Material provided »
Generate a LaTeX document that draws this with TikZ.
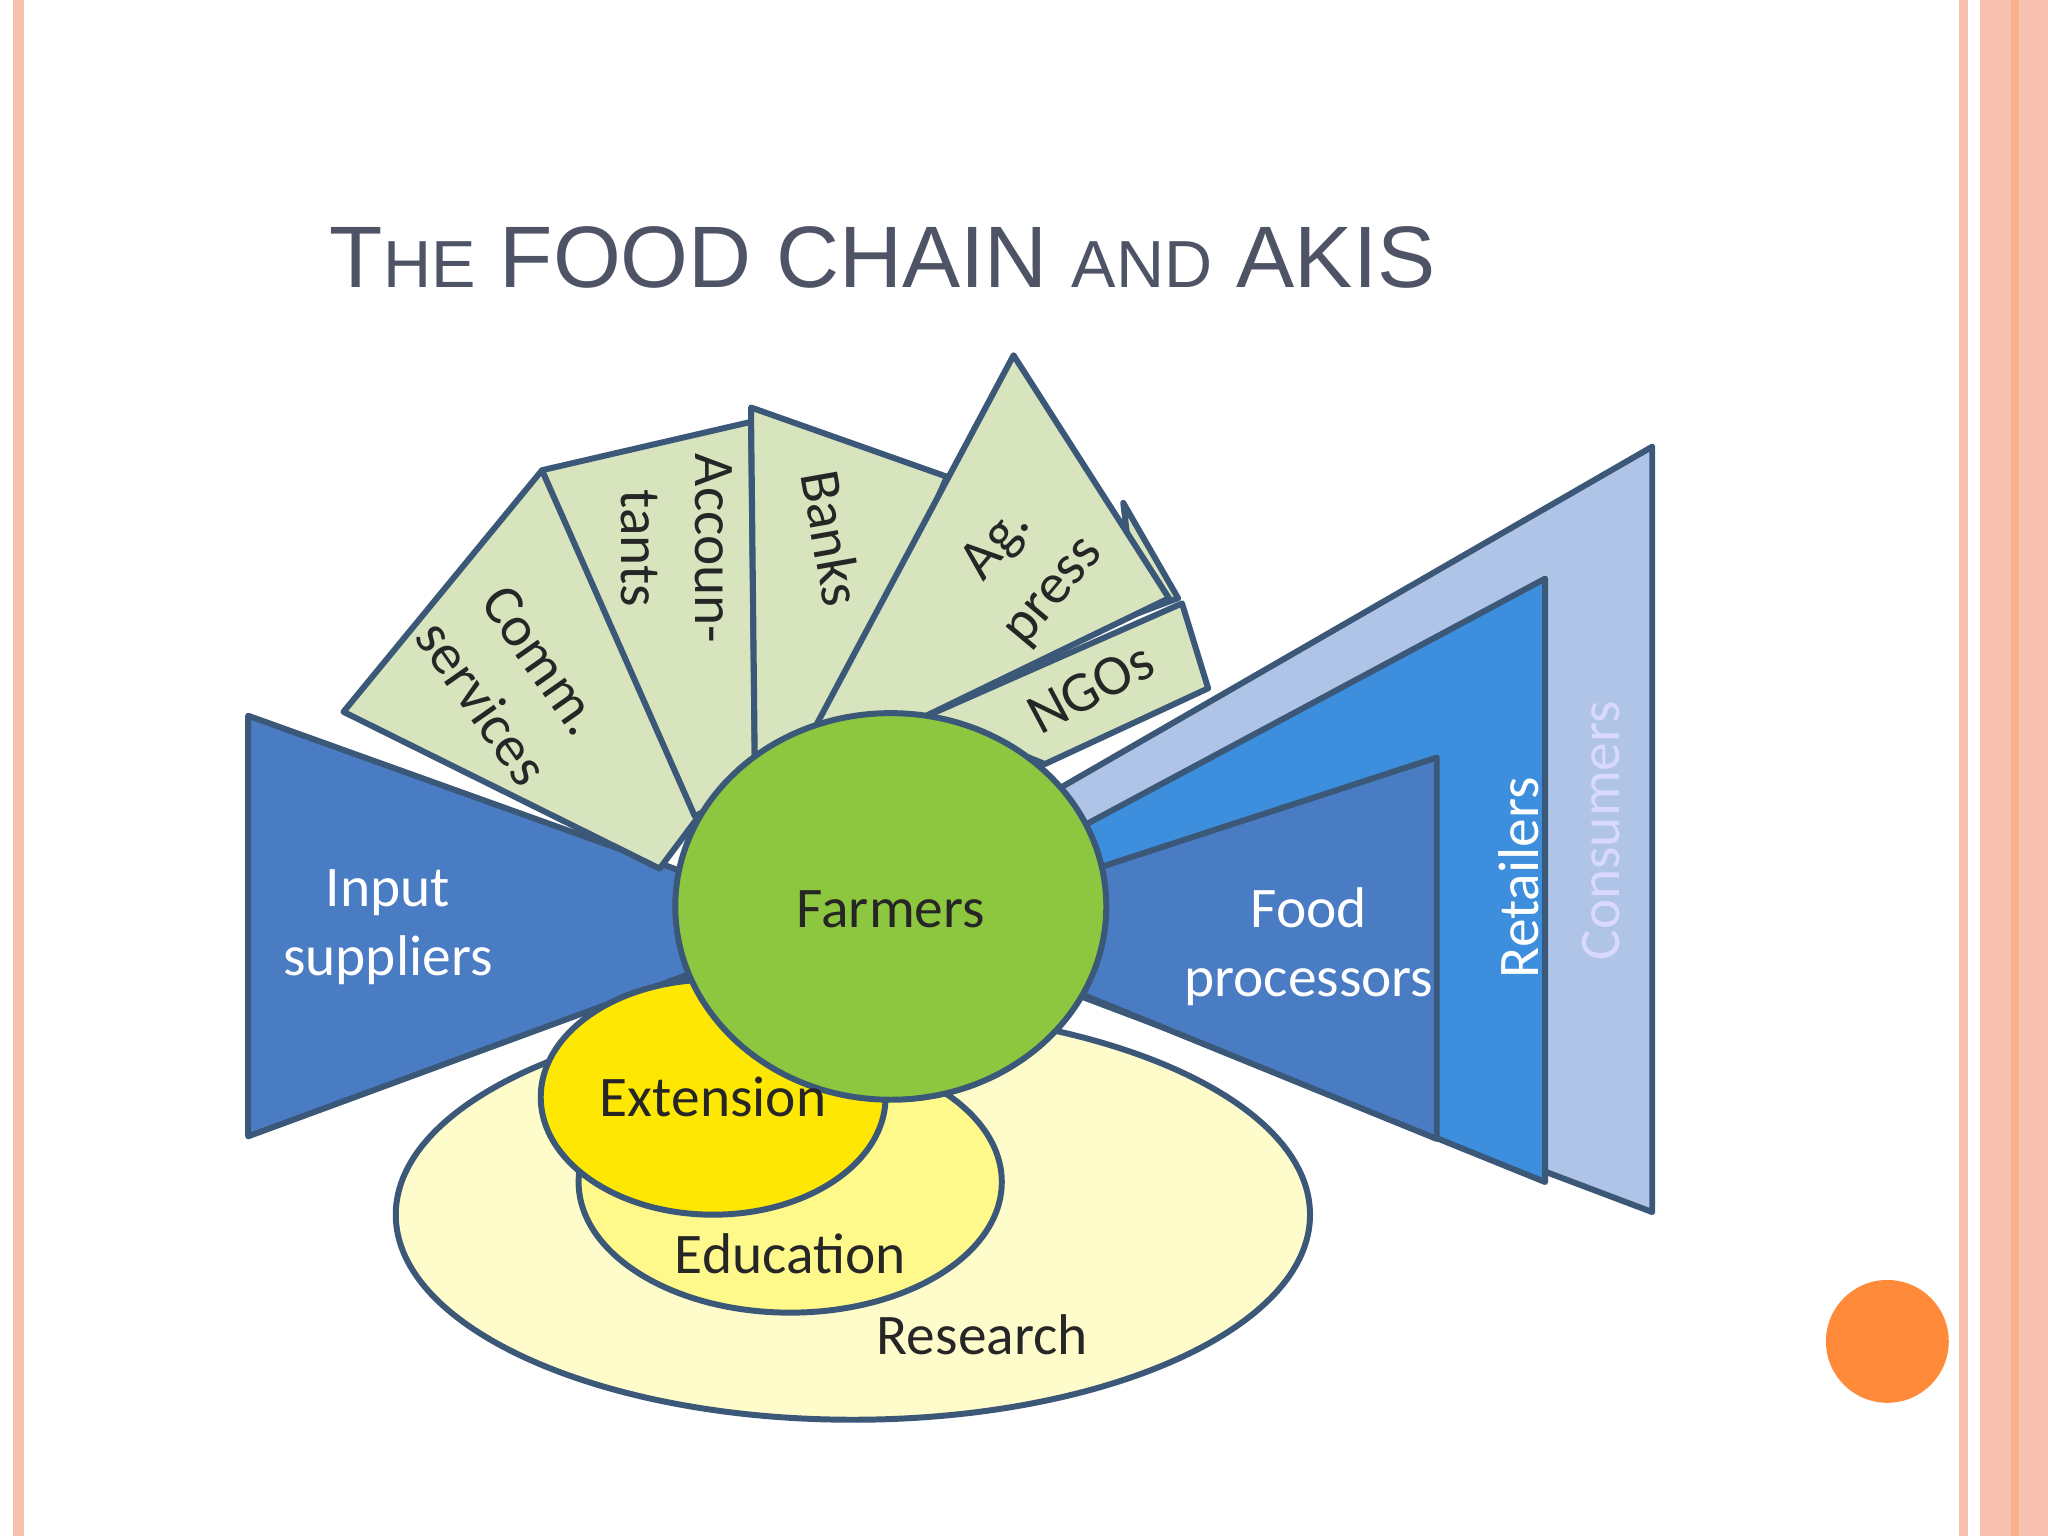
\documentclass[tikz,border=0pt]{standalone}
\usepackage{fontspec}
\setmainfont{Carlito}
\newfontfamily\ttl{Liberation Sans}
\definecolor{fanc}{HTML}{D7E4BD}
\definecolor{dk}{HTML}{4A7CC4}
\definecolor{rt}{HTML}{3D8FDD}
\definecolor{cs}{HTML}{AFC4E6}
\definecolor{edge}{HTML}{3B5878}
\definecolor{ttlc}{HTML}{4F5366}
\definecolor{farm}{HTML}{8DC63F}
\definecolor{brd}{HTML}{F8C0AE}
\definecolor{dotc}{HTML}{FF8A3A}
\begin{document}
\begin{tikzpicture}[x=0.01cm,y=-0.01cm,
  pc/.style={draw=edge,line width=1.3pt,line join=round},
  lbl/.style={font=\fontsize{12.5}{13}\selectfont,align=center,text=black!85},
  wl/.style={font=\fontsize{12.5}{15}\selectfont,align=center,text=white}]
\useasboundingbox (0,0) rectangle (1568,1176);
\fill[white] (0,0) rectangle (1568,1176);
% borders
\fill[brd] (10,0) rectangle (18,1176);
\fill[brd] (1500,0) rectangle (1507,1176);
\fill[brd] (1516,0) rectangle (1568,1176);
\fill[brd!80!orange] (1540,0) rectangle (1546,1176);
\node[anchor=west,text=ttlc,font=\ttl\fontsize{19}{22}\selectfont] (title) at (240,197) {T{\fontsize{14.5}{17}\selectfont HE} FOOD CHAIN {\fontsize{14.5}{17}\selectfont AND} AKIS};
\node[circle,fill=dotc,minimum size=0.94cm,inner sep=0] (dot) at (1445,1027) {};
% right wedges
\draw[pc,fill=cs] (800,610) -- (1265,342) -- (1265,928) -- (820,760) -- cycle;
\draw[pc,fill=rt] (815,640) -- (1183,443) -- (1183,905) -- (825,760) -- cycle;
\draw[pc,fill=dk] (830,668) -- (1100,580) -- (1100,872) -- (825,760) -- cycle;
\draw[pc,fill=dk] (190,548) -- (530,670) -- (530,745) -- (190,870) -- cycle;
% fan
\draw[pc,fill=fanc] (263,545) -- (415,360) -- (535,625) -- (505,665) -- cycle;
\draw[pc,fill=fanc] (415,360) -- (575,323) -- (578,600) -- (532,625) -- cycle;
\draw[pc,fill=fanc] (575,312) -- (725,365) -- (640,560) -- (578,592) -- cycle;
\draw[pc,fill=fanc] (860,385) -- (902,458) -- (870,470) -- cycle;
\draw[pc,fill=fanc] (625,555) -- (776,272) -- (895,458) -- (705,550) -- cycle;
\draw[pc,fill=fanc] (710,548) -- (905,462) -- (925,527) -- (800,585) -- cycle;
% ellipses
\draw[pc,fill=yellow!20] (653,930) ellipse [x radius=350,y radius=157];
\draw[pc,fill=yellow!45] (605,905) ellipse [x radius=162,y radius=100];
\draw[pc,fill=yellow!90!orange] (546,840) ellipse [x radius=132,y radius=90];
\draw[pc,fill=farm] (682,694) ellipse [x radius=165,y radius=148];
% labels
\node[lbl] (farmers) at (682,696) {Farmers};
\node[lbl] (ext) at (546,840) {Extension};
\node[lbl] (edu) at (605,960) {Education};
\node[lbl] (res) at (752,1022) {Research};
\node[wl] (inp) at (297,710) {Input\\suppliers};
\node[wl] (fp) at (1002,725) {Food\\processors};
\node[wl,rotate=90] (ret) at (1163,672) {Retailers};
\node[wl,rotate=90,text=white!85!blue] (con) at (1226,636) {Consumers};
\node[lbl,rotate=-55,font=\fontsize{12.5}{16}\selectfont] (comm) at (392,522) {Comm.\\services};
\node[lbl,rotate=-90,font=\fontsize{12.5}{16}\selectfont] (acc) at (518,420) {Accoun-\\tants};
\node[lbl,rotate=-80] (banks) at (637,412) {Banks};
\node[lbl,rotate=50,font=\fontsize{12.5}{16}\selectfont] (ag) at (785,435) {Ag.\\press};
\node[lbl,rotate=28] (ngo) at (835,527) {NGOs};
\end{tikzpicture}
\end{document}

Objective » Write out each line of the data exactly; the images should be left out.

Correct output »
Generate a LaTeX document that draws this with TikZ.
\documentclass[tikz,border=0pt]{standalone}
\usepackage{fontspec}
\setmainfont{Carlito}
\newfontfamily\ttl{Liberation Sans}
\definecolor{fanc}{HTML}{D7E4BD}
\definecolor{dk}{HTML}{4A7CC4}
\definecolor{rt}{HTML}{3D8FDD}
\definecolor{cs}{HTML}{AFC4E6}
\definecolor{edge}{HTML}{3B5878}
\definecolor{ttlc}{HTML}{4F5366}
\definecolor{farm}{HTML}{8DC63F}
\definecolor{brd}{HTML}{F8C0AE}
\definecolor{dotc}{HTML}{FF8A3A}
\begin{document}
\begin{tikzpicture}[x=0.01cm,y=-0.01cm,
  pc/.style={draw=edge,line width=1.3pt,line join=round},
  lbl/.style={font=\fontsize{12.5}{13}\selectfont,align=center,text=black!85},
  wl/.style={font=\fontsize{12.5}{15}\selectfont,align=center,text=white}]
\useasboundingbox (0,0) rectangle (1568,1176);
\fill[white] (0,0) rectangle (1568,1176);
% borders
\fill[brd] (10,0) rectangle (18,1176);
\fill[brd] (1500,0) rectangle (1507,1176);
\fill[brd] (1516,0) rectangle (1568,1176);
\fill[brd!80!orange] (1540,0) rectangle (1546,1176);
\node[anchor=west,text=ttlc,font=\ttl\fontsize{19}{22}\selectfont] (title) at (240,197) {T{\fontsize{14.5}{17}\selectfont HE} FOOD CHAIN {\fontsize{14.5}{17}\selectfont AND} AKIS};
\node[circle,fill=dotc,minimum size=0.94cm,inner sep=0] (dot) at (1445,1027) {};
% right wedges
\draw[pc,fill=cs] (800,610) -- (1265,342) -- (1265,928) -- (820,760) -- cycle;
\draw[pc,fill=rt] (815,640) -- (1183,443) -- (1183,905) -- (825,760) -- cycle;
\draw[pc,fill=dk] (830,668) -- (1100,580) -- (1100,872) -- (825,760) -- cycle;
\draw[pc,fill=dk] (190,548) -- (530,670) -- (530,745) -- (190,870) -- cycle;
% fan
\draw[pc,fill=fanc] (263,545) -- (415,360) -- (535,625) -- (505,665) -- cycle;
\draw[pc,fill=fanc] (415,360) -- (575,323) -- (578,600) -- (532,625) -- cycle;
\draw[pc,fill=fanc] (575,312) -- (725,365) -- (640,560) -- (578,592) -- cycle;
\draw[pc,fill=fanc] (860,385) -- (902,458) -- (870,470) -- cycle;
\draw[pc,fill=fanc] (625,555) -- (776,272) -- (895,458) -- (705,550) -- cycle;
\draw[pc,fill=fanc] (710,548) -- (905,462) -- (925,527) -- (800,585) -- cycle;
% ellipses
\draw[pc,fill=yellow!20] (653,930) ellipse [x radius=350,y radius=157];
\draw[pc,fill=yellow!45] (605,905) ellipse [x radius=162,y radius=100];
\draw[pc,fill=yellow!90!orange] (546,840) ellipse [x radius=132,y radius=90];
\draw[pc,fill=farm] (682,694) ellipse [x radius=165,y radius=148];
% labels
\node[lbl] (farmers) at (682,696) {Farmers};
\node[lbl] (ext) at (546,840) {Extension};
\node[lbl] (edu) at (605,960) {Education};
\node[lbl] (res) at (752,1022) {Research};
\node[wl] (inp) at (297,710) {Input\\suppliers};
\node[wl] (fp) at (1002,725) {Food\\processors};
\node[wl,rotate=90] (ret) at (1163,672) {Retailers};
\node[wl,rotate=90,text=white!85!blue] (con) at (1226,636) {Consumers};
\node[lbl,rotate=-55,font=\fontsize{12.5}{16}\selectfont] (comm) at (392,522) {Comm.\\services};
\node[lbl,rotate=-90,font=\fontsize{12.5}{16}\selectfont] (acc) at (518,420) {Accoun-\\tants};
\node[lbl,rotate=-80] (banks) at (637,412) {Banks};
\node[lbl,rotate=50,font=\fontsize{12.5}{16}\selectfont] (ag) at (785,435) {Ag.\\press};
\node[lbl,rotate=28] (ngo) at (835,527) {NGOs};
\end{tikzpicture}
\end{document}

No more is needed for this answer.